Hericlitus was really very astute in observing we can never set foot in the same river twice. Every time I come down the Maropea there are subtle, and sometimes not so subtle changes to the river. It is never the same though there are old familiar land marks, pools, straights and rapids that remain consistent. Like road markers I can gauge exactly where I am and how far I have to go. A huge bus size boulder come to rest in some ancient flood remains at the end of the biggest rapid between Top Maropea and Maropea Forks. I rub my hand across the grainy surface as I pass by. And what has become my favourite place on the river, an old tawhairaunui log. It's surface worn smooth as glass by weather and time. About 2 hours from the hut a perfect place to stop for a rest. Shed the packs, get out the billy, have some lunch and enjoy the work done to arrive with a bit more to go. On a really fine sunny you can set on it or against it and absorb the sun's warmth from it as if it was a living breathing animal. Of course if it is windy,rainy, or even snowing I just carry on by with a wistful backward glance...

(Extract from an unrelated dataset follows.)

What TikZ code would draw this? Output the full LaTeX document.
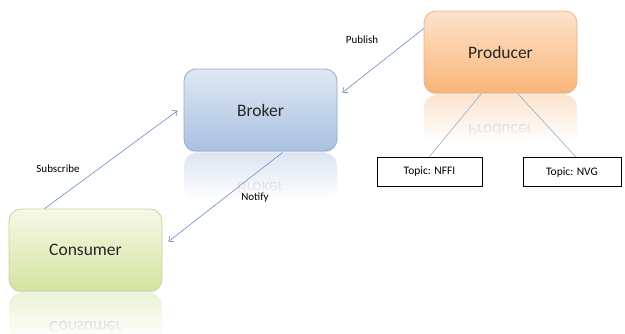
\documentclass[tikz,border=0pt]{standalone}
\usepackage{fontspec}
\setmainfont{Carlito}
\usetikzlibrary{arrows.meta,calc,fadings,shadows}
\definecolor{brkTop}{HTML}{DFE8F3}
\definecolor{brkBot}{HTML}{A9C1E1}
\definecolor{brkLine}{HTML}{8EACD4}
\definecolor{brkRefl}{HTML}{D3DFEF}
\definecolor{prodTop}{HTML}{FDE3CC}
\definecolor{prodBot}{HTML}{F9B578}
\definecolor{prodLine}{HTML}{F4B07A}
\definecolor{prodRefl}{HTML}{FCDCC0}
\definecolor{consTop}{HTML}{F5F9E6}
\definecolor{consBot}{HTML}{D5E3A1}
\definecolor{consLine}{HTML}{C5D79C}
\definecolor{consRefl}{HTML}{E8F0CC}
\definecolor{arrowC}{HTML}{6A8CC4}
\definecolor{topicC}{HTML}{94AECB}
\tikzfading[name=towhite, top color=transparent!80, bottom color=transparent!0]
\tikzset{
  bigbox/.style={rounded corners=12pt, minimum width=153pt, minimum height=82pt,
    inner sep=0pt, line width=0.8pt, font=\fontsize{17.5}{20}\selectfont, text=black!85,
    drop shadow={shadow xshift=0pt, shadow yshift=-1.5pt, opacity=0.2}},
  topicbox/.style={draw=black, line width=0.9pt, fill=white, minimum height=29pt,
    inner sep=0pt, font=\fontsize{11.5}{13}\selectfont},
  lbl/.style={font=\fontsize{11}{13}\selectfont, inner sep=0pt},
  conn/.style={draw=arrowC, line width=0.6pt, -{Straight Barb[length=4pt,width=7pt]}},
  topicline/.style={draw=topicC, line width=0.6pt},
  refltext/.style={font=\fontsize{17.5}{20}\selectfont, text=black!45, inner sep=0pt}
}
\begin{document}
\begin{tikzpicture}[x=1pt,y=-1pt]
\useasboundingbox (0,0) rectangle (625,333);
\fill[white] (0,0) rectangle (625,333);

% reflections
\fill[brkRefl, rounded corners=12pt] (184,153) rectangle (337,200);
\node[refltext] (brkR) at (260.5,189) {\scalebox{1}[-1]{Broker}};
\fill[white, path fading=towhite] (180,152) rectangle (341,199);
\fill[white] (180,199) rectangle (341,214);

\fill[prodRefl, rounded corners=12pt] (424,95) rectangle (577,142);
\node[refltext] (prodR) at (500.5,131) {\scalebox{1}[-1]{Producer}};
\fill[white, path fading=towhite] (420,94) rectangle (581,141);
\fill[white] (420,141) rectangle (581,156);

\fill[consRefl, rounded corners=12pt] (9,293) rectangle (162,340);
\node[refltext] (consR) at (85.5,327) {\scalebox{1}[-1]{Consumer}};
\fill[white, path fading=towhite] (5,292) rectangle (166,339);

% main boxes
\node[bigbox, draw=brkLine, top color=brkTop, bottom color=brkBot] (brk) at (260.5,110) {\raisebox{-3pt}{Broker}};
\node[bigbox, draw=prodLine, top color=prodTop, bottom color=prodBot] (prod) at (500.5,52) {\raisebox{-3pt}{Producer}};
\node[bigbox, draw=consLine, top color=consTop, bottom color=consBot] (cons) at (85.5,250) {\raisebox{-4pt}{Consumer}};

% topics
\node[topicbox, minimum width=105pt] (nffi) at (429.5,171.5) {Topic: NFFI};
\node[topicbox, minimum width=98pt] (nvg) at (572,172) {Topic: NVG};

\draw[topicline] ($(prod.south west)+(58,0)$) -- (nffi.north);
\draw[topicline] ($(prod.south west)+(94,0)$) -- ($(nvg.north)+(4,0)$);

% connectors
\draw[conn] ($(prod.north west)+(0,18)$) -- ($(brk.north east)+(5,24)$);
\draw[conn] ($(cons.north west)+(36,0)$) -- ($(brk.north west)+(-6,42)$);
\draw[conn] ($(brk.south west)+(99,1)$) -- ($(cons.north east)+(6,33)$);

% labels
\node[lbl] (pub) at (362,40) {Publish};
\node[lbl] (sub) at (58,169) {Subscribe};
\node[lbl] (ntf) at (255,198) {Notify};
\end{tikzpicture}
\end{document}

                    John prepares a sandwich on a beautiful Ruahine late morning. A perfect table.

                               Even time for a bit of a kip before resuming the trip down river.

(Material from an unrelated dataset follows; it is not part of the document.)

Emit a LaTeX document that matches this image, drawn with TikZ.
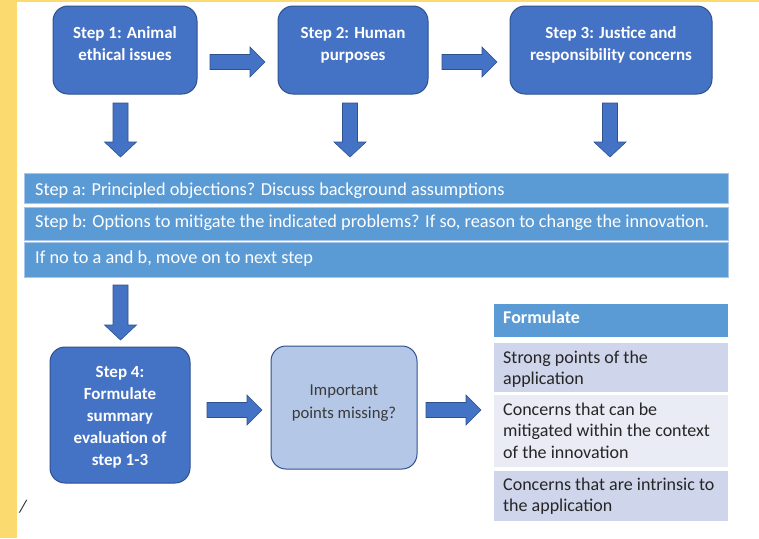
\documentclass[tikz,border=0pt]{standalone}
\usepackage{fontspec}
\setmainfont{Carlito}
\usetikzlibrary{calc}
\definecolor{stepfill}{HTML}{4472C4}
\definecolor{stepline}{HTML}{2F528F}
\definecolor{bandfill}{HTML}{5B9BD5}
\definecolor{bandline}{HTML}{A9C6E8}
\definecolor{lightfill}{HTML}{B4C7E7}
\definecolor{rowA}{HTML}{CFD5EA}
\definecolor{rowB}{HTML}{E9EBF5}
\definecolor{framey}{HTML}{FBDA6F}
\definecolor{darktext}{HTML}{262626}
\definecolor{imptext}{HTML}{3A3A3A}
\newcommand\hblock[2]{\fill[blockarrow] let \p1=(#1), \p2=(#2) in
  (\x1,\y1+7.5pt) -- (\x2-15pt,\y1+7.5pt) -- (\x2-15pt,\y1+15pt) -- (\x2,\y1)
  -- (\x2-15pt,\y1-15pt) -- (\x2-15pt,\y1-7.5pt) -- (\x1,\y1-7.5pt) -- cycle;}
\newcommand\vblock[2]{\fill[blockarrow] let \p1=(#1), \p2=(#2) in
  (\x1-7.5pt,\y1) -- (\x1-7.5pt,\y2+15pt) -- (\x1-16pt,\y2+15pt) -- (\x1,\y2)
  -- (\x1+16pt,\y2+15pt) -- (\x1+7.5pt,\y2+15pt) -- (\x1+7.5pt,\y1) -- cycle;}
\begin{document}
\begin{tikzpicture}[x=1pt,y=-1pt,
  stepbox/.style={draw=stepline, fill=stepfill, line width=1pt, rounded corners=15pt, minimum width=#1, inner sep=0pt},
  steptext/.style={text=white, font=\fontsize{17}{22}\selectfont\bfseries, align=center, inner sep=0pt, anchor=base},
  blockarrow/.style={fill=stepfill, draw=stepline, line width=0.6pt},
  bandbox/.style={draw=bandline, fill=bandfill, line width=0.8pt},
  bandtext/.style={text=white, font=\fontsize{18.3}{22}\selectfont, anchor=base west, inner sep=0pt},
  rowtext/.style={text=darktext, font=\fontsize{18}{21.5}\selectfont, align=left, anchor=base west, inner sep=0pt},
  cellbox/.style={draw=white, line width=1pt}]
\useasboundingbox (0,0) rectangle (759,538);
\fill[white] (0,0) rectangle (759,538);
% yellow frame
\fill[framey] (0,0) rectangle (17,538);
\fill[framey] (0,0) rectangle (759,2);

% top steps
\node[stepbox=144pt, minimum height=88pt] (s1) at (125,50) {};
\node[steptext] (s1t) at (125,60) {Step 1: Animal\\ethical issues};
\node[stepbox=150pt, minimum height=88pt] (s2) at (353,50) {};
\node[steptext] (s2t) at (353,60) {Step 2: Human\\purposes};
\node[stepbox=202pt, minimum height=88pt] (s3) at (611,50) {};
\node[steptext] (s3t) at (611,60) {Step 3: Justice and\\responsibility concerns};

\coordinate (h1a) at (210,62); \coordinate (h1b) at (265,62);
\coordinate (h2a) at (442,62); \coordinate (h2b) at (497,62);
\hblock{h1a}{h1b}
\hblock{h2a}{h2b}

\coordinate (d1a) at (120.5,103); \coordinate (d1b) at (120.5,157);
\coordinate (d2a) at (350,103); \coordinate (d2b) at (350,157);
\coordinate (d3a) at (610,103); \coordinate (d3b) at (610,157);
\vblock{d1a}{d1b}
\vblock{d2a}{d2b}
\vblock{d3a}{d3b}

% bands
\draw[bandbox] (24,173) rectangle (728,203);
\draw[bandbox] (24,207) rectangle (728,240);
\draw[bandbox] (24,242) rectangle (728,277);
\node[bandtext] (ba) at (35,195) {Step a: Principled objections? Discuss background assumptions};
\node[bandtext] (bb) at (35,227.5) {Step b: Options to mitigate the indicated problems? If so, reason to change the innovation.};
\node[bandtext] (bc) at (35,263) {If no to a and b, move on to next step};

\coordinate (d4a) at (120.5,285); \coordinate (d4b) at (120.5,340);
\vblock{d4a}{d4b}

% step 4
\node[stepbox=140pt, minimum height=136pt] (s4) at (120,415) {};
\node[steptext] (s4t) at (120,465) {Step 4:\\Formulate\\summary\\evaluation of\\step 1-3};

% important
\node[draw=stepline, fill=lightfill, line width=1pt, rounded corners=15pt, minimum width=146pt, minimum height=123pt] (imp) at (344,407.5) {};
\node[text=imptext, font=\fontsize{16.7}{23}\selectfont, align=center, inner sep=0pt, anchor=base] (impt) at (344,418) {Important\\points missing?};

\coordinate (h3a) at (207,410); \coordinate (h3b) at (262,410);
\coordinate (h4a) at (426,410); \coordinate (h4b) at (481,410);
\hblock{h3a}{h3b}
\hblock{h4a}{h4b}

% table
\draw[cellbox, fill=bandfill] (493,303) rectangle (728,337);
\draw[cellbox, fill=rowA] (493,342) rectangle (728,392);
\draw[cellbox, fill=rowB] (493,394) rectangle (728,467);
\draw[cellbox, fill=rowA] (493,470) rectangle (728,521);
\node[text=white, font=\fontsize{18}{20}\selectfont\bfseries, anchor=base west, inner sep=0pt] (th) at (503,323) {Formulate};
\node[rowtext] (r1) at (503,384.5) {Strong points of the\\application};
\node[rowtext] (r2) at (503,458) {Concerns that can be\\mitigated within the context\\of the innovation};
\node[rowtext] (r3) at (503,511.5) {Concerns that are intrinsic to\\the application};

\node[text=darktext, font=\fontsize{18}{20}\selectfont\itshape, inner sep=0pt] (sl) at (23,507) {/};
\end{tikzpicture}
\end{document}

When I am on my own and I stop here the memories of the people I have been here with become alive and vivid. John and I rest here without a word as it has become just a natural stop along the way. When I am with someone new I always lag behind a bit and watch. It is almost as if this old log just pulls you in to it force. The pace slows and always a smile when they see me undo my pack straps. Not just a smile for the rest and snacks to come, but also the beauty of the place we are in. The song of the river gentle, the water sparkling and clear. In the big scheme of things a rather insignificant old dead tree on a river, but in these tiny moments and being the only ones in the entire world to BE here and see it all it cannot help but make one smile the heart to sing.

 Taylor on the other side of the old log looking down river. On this day he passed just by it and we settled on the bank instead. I should have known...less than hour later he went missing...

I have been here with both my sons. I have been here, or past here depending on the weather with good friends, John, Nigel, Jeff, Gustav. Rick, Steve, and my brother in law Scotty. Just a log on a river, but when a place becomes familiar, becomes a "home", it is an old tawhairauni log that takes on life, form, and substance. It greets us as an old friend. I miss my friend.....

Perhaps my favourite moment by the old log. The trip after I had lost Taylor I came down river alone. The river sparkled and the day was warm and lovely. Yet I struggled with my bearings, a feeling a discombobulation that stayed stuck in my head. I stopped at the old log and had a bagel and boiled the billy. A pair of whio flew by and landed at the end of the small pool right by me. This is them...My head cleared. I was home again....


Tim Koppenhaver said...

Robb, I generally like to explore new places when I strap on the boots. But over the past few years I've been volunteering to clear the trial at a local preserve, and so I've been returning again and again to the same place. But like you and the old log, the comfort of returning to the same place - especially through different seasons and weather - has made it a special place for me... a comfortable old friend.

Nice post.

Take care.


Jeffrey Willius said...

Robb, I love that distinction you make between the kind of belonging one experiences with the old and familiar and that which occurs when you embrace something new. Just recently posted about it in fact.
Wonderful post!

Ruahines said...

Kia ora Tim,
It's good to read you are helping to open up new areas for others as well as keeping them close to your heart. As I spend time in certain areas I have been able to leave behind a few tools which allow me to help also clear the tracks or cut wind fall up. Leaves a good feeling.
In my "younger" Ruahine days I did really get all over the place. Part of the reason I adore them is also practical. If I have 4-5 days to myself I can use pretty much all those moments in the mountains. An 1-2 drive and I am there. And now that I am older, and hopefully wiser, that time and those places mesh together very well. I have another Ruahine friend, mentioned in my blog from time to time, and whom is the friend that pondered the question in my post. He has roamed all the New Zealand landscape and beyond but as he lives near the Ruahine boundary walks the same track nearly every day. Not only keeps him fit but a really enduring relationship with the place has emerged. You might enjoy a visit....

Cheers Tm,

Ruahines said...

Kia ora Jeffrey,
I shall look forward to checking that out...I have had a busy schedule and a slightly dddgy knee that has kept me close to home. Chomping at the bit for some mountain time. Soon! Hope you are well e hoa!